● DATA LINES
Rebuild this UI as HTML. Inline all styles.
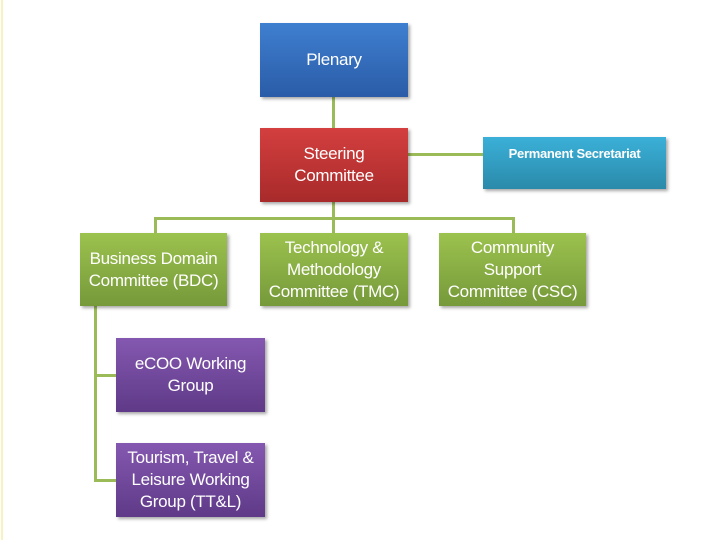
<!DOCTYPE html>
<html><head><style>
body{margin:0;width:720px;height:540px;background:#fff;position:relative;overflow:hidden;font-family:"Liberation Sans",sans-serif;}
.b{position:absolute;display:flex;align-items:center;justify-content:center;text-align:center;color:#fff;font-size:17px;line-height:22px;box-shadow:2px 2px 3px rgba(0,0,0,0.35);letter-spacing:-0.3px}
.l{position:absolute;background:#9bbb59}
</style></head><body>
<div style="position:absolute;left:1px;top:0;width:2px;height:540px;background:#f7f2c0"></div>
<div class="l" style="left:332px;top:97px;width:3px;height:31px"></div>
<div class="l" style="left:408px;top:153px;width:75px;height:3px"></div>
<div class="l" style="left:332px;top:202px;width:3px;height:31px"></div>
<div class="l" style="left:154px;top:217px;width:361px;height:3px"></div>
<div class="l" style="left:154px;top:217px;width:3px;height:16px"></div>
<div class="l" style="left:512px;top:217px;width:3px;height:16px"></div>
<div class="l" style="left:94px;top:306px;width:3px;height:176px"></div>
<div class="l" style="left:94px;top:374px;width:22px;height:3px"></div>
<div class="l" style="left:94px;top:479px;width:22px;height:3px"></div>
<div class="b" style="left:260px;top:23px;width:148px;height:74px;background:linear-gradient(#3f7fd0,#2a5ca8)">Plenary</div>
<div class="b" style="left:260px;top:128px;width:148px;height:74px;background:linear-gradient(#d43f3f,#a82a2a)">Steering<br>Committee</div>
<div class="b" style="left:483px;top:137px;width:183px;height:52px;align-items:flex-start;padding-top:6px;box-sizing:border-box;font-size:13px;font-weight:bold;background:linear-gradient(#3bb0d8,#2a8aaa)">Permanent Secretariat</div>
<div class="b" style="left:80px;top:233px;width:147px;height:73px;background:linear-gradient(#9cc24e,#76993a)">Business Domain<br>Committee (BDC)</div>
<div class="b" style="left:260px;top:233px;width:148px;height:73px;background:linear-gradient(#9cc24e,#76993a)">Technology &amp;<br>Methodology<br>Committee (TMC)</div>
<div class="b" style="left:439px;top:233px;width:147px;height:73px;background:linear-gradient(#9cc24e,#76993a)">Community<br>Support<br>Committee (CSC)</div>
<div class="b" style="left:116px;top:338px;width:149px;height:74px;background:linear-gradient(#8458b0,#5f3a88)">eCOO Working<br>Group</div>
<div class="b" style="left:116px;top:443px;width:149px;height:74px;background:linear-gradient(#8458b0,#5f3a88)">Tourism, Travel &amp;<br>Leisure Working<br>Group (TT&amp;L)</div>
</body></html>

● THE EXERCISE
Reproduce each line exactly, please, except for any pictures.

● WRITTEN REPLY
Rebuild this UI as HTML. Inline all styles.
<!DOCTYPE html>
<html><head><style>
body{margin:0;width:720px;height:540px;background:#fff;position:relative;overflow:hidden;font-family:"Liberation Sans",sans-serif;}
.b{position:absolute;display:flex;align-items:center;justify-content:center;text-align:center;color:#fff;font-size:17px;line-height:22px;box-shadow:2px 2px 3px rgba(0,0,0,0.35);letter-spacing:-0.3px}
.l{position:absolute;background:#9bbb59}
</style></head><body>
<div style="position:absolute;left:1px;top:0;width:2px;height:540px;background:#f7f2c0"></div>
<div class="l" style="left:332px;top:97px;width:3px;height:31px"></div>
<div class="l" style="left:408px;top:153px;width:75px;height:3px"></div>
<div class="l" style="left:332px;top:202px;width:3px;height:31px"></div>
<div class="l" style="left:154px;top:217px;width:361px;height:3px"></div>
<div class="l" style="left:154px;top:217px;width:3px;height:16px"></div>
<div class="l" style="left:512px;top:217px;width:3px;height:16px"></div>
<div class="l" style="left:94px;top:306px;width:3px;height:176px"></div>
<div class="l" style="left:94px;top:374px;width:22px;height:3px"></div>
<div class="l" style="left:94px;top:479px;width:22px;height:3px"></div>
<div class="b" style="left:260px;top:23px;width:148px;height:74px;background:linear-gradient(#3f7fd0,#2a5ca8)">Plenary</div>
<div class="b" style="left:260px;top:128px;width:148px;height:74px;background:linear-gradient(#d43f3f,#a82a2a)">Steering<br>Committee</div>
<div class="b" style="left:483px;top:137px;width:183px;height:52px;align-items:flex-start;padding-top:6px;box-sizing:border-box;font-size:13px;font-weight:bold;background:linear-gradient(#3bb0d8,#2a8aaa)">Permanent Secretariat</div>
<div class="b" style="left:80px;top:233px;width:147px;height:73px;background:linear-gradient(#9cc24e,#76993a)">Business Domain<br>Committee (BDC)</div>
<div class="b" style="left:260px;top:233px;width:148px;height:73px;background:linear-gradient(#9cc24e,#76993a)">Technology &amp;<br>Methodology<br>Committee (TMC)</div>
<div class="b" style="left:439px;top:233px;width:147px;height:73px;background:linear-gradient(#9cc24e,#76993a)">Community<br>Support<br>Committee (CSC)</div>
<div class="b" style="left:116px;top:338px;width:149px;height:74px;background:linear-gradient(#8458b0,#5f3a88)">eCOO Working<br>Group</div>
<div class="b" style="left:116px;top:443px;width:149px;height:74px;background:linear-gradient(#8458b0,#5f3a88)">Tourism, Travel &amp;<br>Leisure Working<br>Group (TT&amp;L)</div>
</body></html>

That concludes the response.